** start of DATA SEGMENT **

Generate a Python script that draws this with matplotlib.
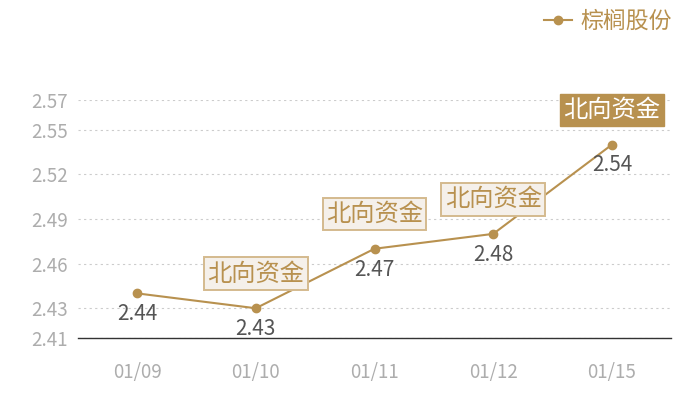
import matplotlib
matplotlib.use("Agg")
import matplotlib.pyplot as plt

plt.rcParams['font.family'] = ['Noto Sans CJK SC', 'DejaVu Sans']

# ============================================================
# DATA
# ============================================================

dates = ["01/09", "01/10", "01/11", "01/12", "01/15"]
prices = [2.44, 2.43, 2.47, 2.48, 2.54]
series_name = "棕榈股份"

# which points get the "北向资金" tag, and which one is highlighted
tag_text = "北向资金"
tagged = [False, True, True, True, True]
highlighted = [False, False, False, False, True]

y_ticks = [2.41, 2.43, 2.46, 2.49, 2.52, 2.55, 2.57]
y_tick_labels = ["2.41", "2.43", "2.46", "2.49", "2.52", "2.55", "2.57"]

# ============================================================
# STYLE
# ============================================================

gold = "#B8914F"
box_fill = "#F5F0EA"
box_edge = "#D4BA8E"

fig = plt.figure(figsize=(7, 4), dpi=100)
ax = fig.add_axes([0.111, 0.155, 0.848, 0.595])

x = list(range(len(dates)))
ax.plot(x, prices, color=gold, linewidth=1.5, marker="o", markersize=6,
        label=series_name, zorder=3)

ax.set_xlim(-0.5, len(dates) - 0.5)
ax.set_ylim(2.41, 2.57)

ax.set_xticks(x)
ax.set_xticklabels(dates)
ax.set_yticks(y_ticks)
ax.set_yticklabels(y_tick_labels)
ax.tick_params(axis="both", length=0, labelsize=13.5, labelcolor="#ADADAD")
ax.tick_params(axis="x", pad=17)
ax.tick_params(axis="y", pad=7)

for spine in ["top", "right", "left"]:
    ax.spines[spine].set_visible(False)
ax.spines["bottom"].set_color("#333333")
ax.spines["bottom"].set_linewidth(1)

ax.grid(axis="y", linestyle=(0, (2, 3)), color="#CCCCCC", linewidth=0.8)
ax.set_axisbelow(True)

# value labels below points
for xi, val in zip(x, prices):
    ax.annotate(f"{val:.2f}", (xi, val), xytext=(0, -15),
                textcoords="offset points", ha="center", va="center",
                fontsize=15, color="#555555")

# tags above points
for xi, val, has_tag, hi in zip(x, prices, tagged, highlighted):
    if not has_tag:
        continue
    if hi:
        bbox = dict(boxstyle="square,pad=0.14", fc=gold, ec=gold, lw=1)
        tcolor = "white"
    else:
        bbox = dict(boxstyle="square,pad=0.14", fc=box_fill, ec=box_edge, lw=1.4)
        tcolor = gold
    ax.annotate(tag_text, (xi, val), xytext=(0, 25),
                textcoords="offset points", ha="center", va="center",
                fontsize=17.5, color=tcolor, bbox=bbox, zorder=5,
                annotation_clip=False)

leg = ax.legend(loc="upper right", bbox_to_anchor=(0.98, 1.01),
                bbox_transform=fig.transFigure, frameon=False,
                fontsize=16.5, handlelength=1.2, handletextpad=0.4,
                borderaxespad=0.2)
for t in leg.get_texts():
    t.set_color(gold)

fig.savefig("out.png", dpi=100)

** end of DATA SEGMENT **

_WHAT THE TASK ASKS_. Reproduce only the lines from the beginning of the data through the line that contains "plt.rcParams['font.family'] = ['Noto", both included, and please drop the pictures.

_WRITTEN ANSWER_.
Generate a Python script that draws this with matplotlib.
import matplotlib
matplotlib.use("Agg")
import matplotlib.pyplot as plt

plt.rcParams['font.family'] = ['Noto Sans CJK SC', 'DejaVu Sans']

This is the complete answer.